**Task**
Restate each of the lines below word for word and drop every picture.

**Recorded information**
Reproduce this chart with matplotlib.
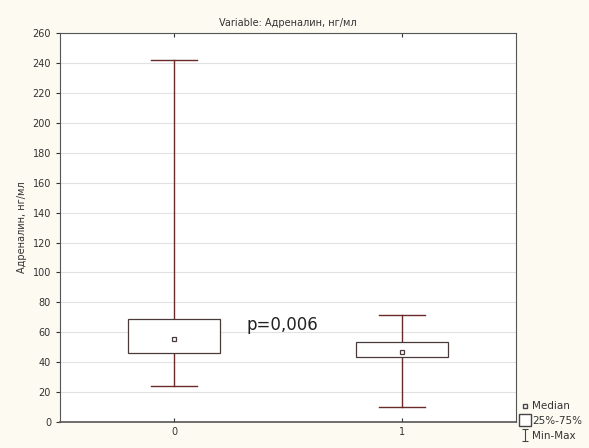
import matplotlib.pyplot as plt
import numpy as np
from matplotlib.path import Path
from matplotlib.lines import Line2D

groups = ['0', '1']
mins = [24, 10]
q1 = [46, 43.5]
medians = [55.5, 46.8]
q3 = [68.8, 53.5]
maxs = [242, 71.5]

bg = '#fdfaf2'
line_col = '#6b2a2a'
box_col = '#4a3a3a'

fig = plt.figure(figsize=(5.89, 4.48), dpi=100, facecolor=bg)
ax = fig.add_axes([0.102, 0.058, 0.774, 0.868])
ax.set_facecolor('white')

pos = np.arange(len(groups))
bw = 0.4
cw = 0.2
for i in pos:
    # whiskers
    ax.plot([i, i], [mins[i], q1[i]], color=line_col, lw=1, zorder=2)
    ax.plot([i, i], [q3[i], maxs[i]], color=line_col, lw=1, zorder=2)
    ax.plot([i - cw / 2, i + cw / 2], [mins[i], mins[i]], color=line_col, lw=1, zorder=2)
    ax.plot([i - cw / 2, i + cw / 2], [maxs[i], maxs[i]], color=line_col, lw=1, zorder=2)
    # box
    ax.add_patch(plt.Rectangle((i - bw / 2, q1[i]), bw, q3[i] - q1[i],
                               facecolor='white', edgecolor=box_col, lw=0.9, zorder=3))
    ax.plot(i, medians[i], marker='s', ms=3.5, mfc='white', mec=box_col, mew=0.9, zorder=4)

ax.set_xlim(-0.5, 1.5)
ax.set_ylim(0, 260)
ax.set_yticks(np.arange(0, 261, 20))
ax.set_xticks(pos)
ax.set_xticklabels(groups)
ax.yaxis.grid(True, color='#e2e2e2', lw=0.8)
ax.set_axisbelow(True)
ax.tick_params(axis='x', direction='in', top=True, length=3, labelsize=7, colors='#333333')
ax.tick_params(axis='y', direction='out', length=3, labelsize=7, colors='#333333')
for s in ax.spines.values():
    s.set_color('#555555')
    s.set_linewidth(0.8)
ax.spines['bottom'].set_linewidth(1.2)

ax.set_ylabel('Адреналин, нг/мл', fontsize=7, color='#333333')
ax.set_title('Variable: Адреналин, нг/мл', fontsize=7, color='#333333', pad=5)

ax.text(0.32, 65, 'p=0,006', fontsize=12, color='#222222', va='center', ha='left')

# legend
ibar = Path([(-0.5, -1), (0.5, -1), (0, -1), (0, 1), (-0.5, 1), (0.5, 1)],
            [Path.MOVETO, Path.LINETO, Path.MOVETO, Path.LINETO, Path.MOVETO, Path.LINETO])
handles = [
    Line2D([], [], marker='s', ms=3.5, mfc='white', mec='#444444', ls='none'),
    Line2D([], [], marker='s', ms=9, mfc='white', mec='#444444', ls='none'),
    Line2D([], [], marker=ibar, ms=9, mec='#444444', mfc='none', ls='none', mew=0.8),
]
leg = fig.legend(handles, ['Median', '25%-75%', 'Min-Max'], loc='lower left',
                 bbox_to_anchor=(0.872, 0.0), frameon=False, fontsize=7.5,
                 handlelength=0.8, handletextpad=0.3, labelspacing=0.45, borderpad=0.2)
for t in leg.get_texts():
    t.set_color('#333333')

fig.savefig('out.png', dpi=100, facecolor=bg)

**The answer**
Reproduce this chart with matplotlib.
import matplotlib.pyplot as plt
import numpy as np
from matplotlib.path import Path
from matplotlib.lines import Line2D

groups = ['0', '1']
mins = [24, 10]
q1 = [46, 43.5]
medians = [55.5, 46.8]
q3 = [68.8, 53.5]
maxs = [242, 71.5]

bg = '#fdfaf2'
line_col = '#6b2a2a'
box_col = '#4a3a3a'

fig = plt.figure(figsize=(5.89, 4.48), dpi=100, facecolor=bg)
ax = fig.add_axes([0.102, 0.058, 0.774, 0.868])
ax.set_facecolor('white')

pos = np.arange(len(groups))
bw = 0.4
cw = 0.2
for i in pos:
    # whiskers
    ax.plot([i, i], [mins[i], q1[i]], color=line_col, lw=1, zorder=2)
    ax.plot([i, i], [q3[i], maxs[i]], color=line_col, lw=1, zorder=2)
    ax.plot([i - cw / 2, i + cw / 2], [mins[i], mins[i]], color=line_col, lw=1, zorder=2)
    ax.plot([i - cw / 2, i + cw / 2], [maxs[i], maxs[i]], color=line_col, lw=1, zorder=2)
    # box
    ax.add_patch(plt.Rectangle((i - bw / 2, q1[i]), bw, q3[i] - q1[i],
                               facecolor='white', edgecolor=box_col, lw=0.9, zorder=3))
    ax.plot(i, medians[i], marker='s', ms=3.5, mfc='white', mec=box_col, mew=0.9, zorder=4)

ax.set_xlim(-0.5, 1.5)
ax.set_ylim(0, 260)
ax.set_yticks(np.arange(0, 261, 20))
ax.set_xticks(pos)
ax.set_xticklabels(groups)
ax.yaxis.grid(True, color='#e2e2e2', lw=0.8)
ax.set_axisbelow(True)
ax.tick_params(axis='x', direction='in', top=True, length=3, labelsize=7, colors='#333333')
ax.tick_params(axis='y', direction='out', length=3, labelsize=7, colors='#333333')
for s in ax.spines.values():
    s.set_color('#555555')
    s.set_linewidth(0.8)
ax.spines['bottom'].set_linewidth(1.2)

ax.set_ylabel('Адреналин, нг/мл', fontsize=7, color='#333333')
ax.set_title('Variable: Адреналин, нг/мл', fontsize=7, color='#333333', pad=5)

ax.text(0.32, 65, 'p=0,006', fontsize=12, color='#222222', va='center', ha='left')

# legend
ibar = Path([(-0.5, -1), (0.5, -1), (0, -1), (0, 1), (-0.5, 1), (0.5, 1)],
            [Path.MOVETO, Path.LINETO, Path.MOVETO, Path.LINETO, Path.MOVETO, Path.LINETO])
handles = [
    Line2D([], [], marker='s', ms=3.5, mfc='white', mec='#444444', ls='none'),
    Line2D([], [], marker='s', ms=9, mfc='white', mec='#444444', ls='none'),
    Line2D([], [], marker=ibar, ms=9, mec='#444444', mfc='none', ls='none', mew=0.8),
]
leg = fig.legend(handles, ['Median', '25%-75%', 'Min-Max'], loc='lower left',
                 bbox_to_anchor=(0.872, 0.0), frameon=False, fontsize=7.5,
                 handlelength=0.8, handletextpad=0.3, labelspacing=0.45, borderpad=0.2)
for t in leg.get_texts():
    t.set_color('#333333')

fig.savefig('out.png', dpi=100, facecolor=bg)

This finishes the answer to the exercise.